Личные вещи Симухина принесла медсестра приемного отделения, принесла и уложила в тумбочку — одну на двоих с Федором: папку с бумагами и фотографией, где Симухин в черном фраке с бабочкой на шее, письма, перетянутые бечевкой, и черный кисет. Увидев кисет, Федор попервости никакого внутреннего движения к нему не имел, но когда кисет перекочевал в затаинку, очень возлюбопытствовал.
«Чего у него там? Говорит, что некурящий, — прикидывал Федор. — Хитрит балалаечник Глаза у него шаловливые, будто слямзил чего-то».
Наработанная наблюдательность Федора, имевшего касания с людьми разного нрава и замашек, подсказывала ему, что отгораживается Симухин от солдатни (от Федора и Палыча, и даже от напичканного литературными словесами Христофора) не оттого, что учен по нотам и выступал во фраке, а по причине иной. Всякому человеку неуютно и пугливо, если он стережет какую-то предосудительную тайну, которая плохо заперта…

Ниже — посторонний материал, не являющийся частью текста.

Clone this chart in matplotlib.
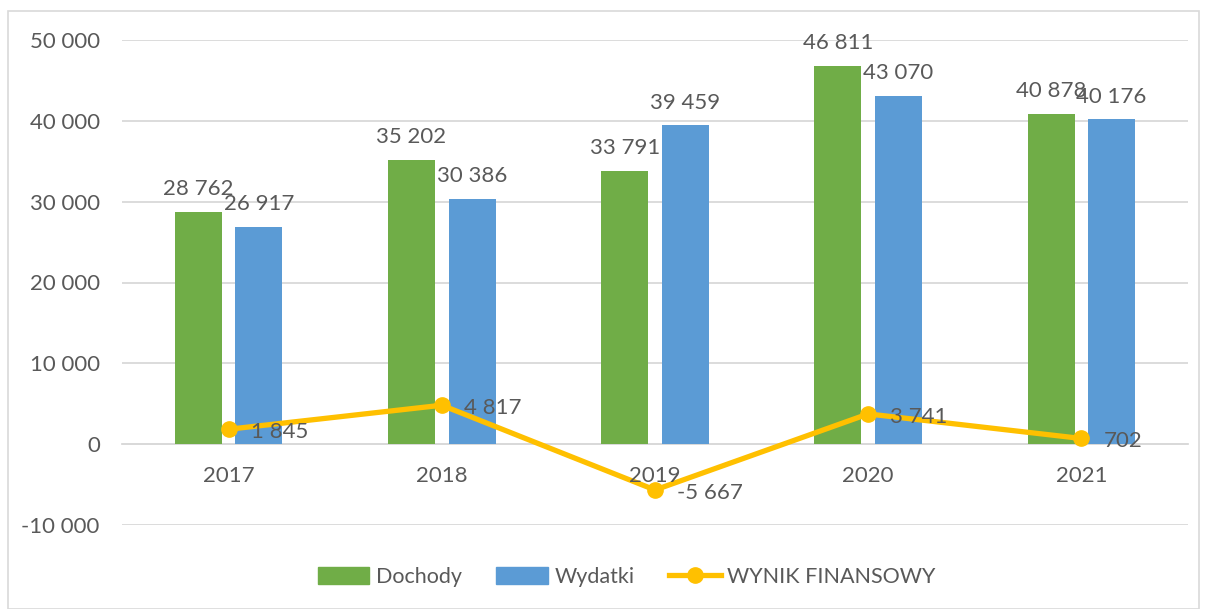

— Скажи нам, товарищ музыкант, сколь сейчас время? — громко обращался Федор к соседу.
Симухин неохотно глядел на наручные часы. Часы у него были, право, на заглядение! По ночам на них зелеными огоньками фосфора светились точки над цифрами и палочки стрелок
— Давай-ка, товарищ музыкант, я тебе простынку подправлю. Выехала вон из-под матраса-то, — предлагал Федор.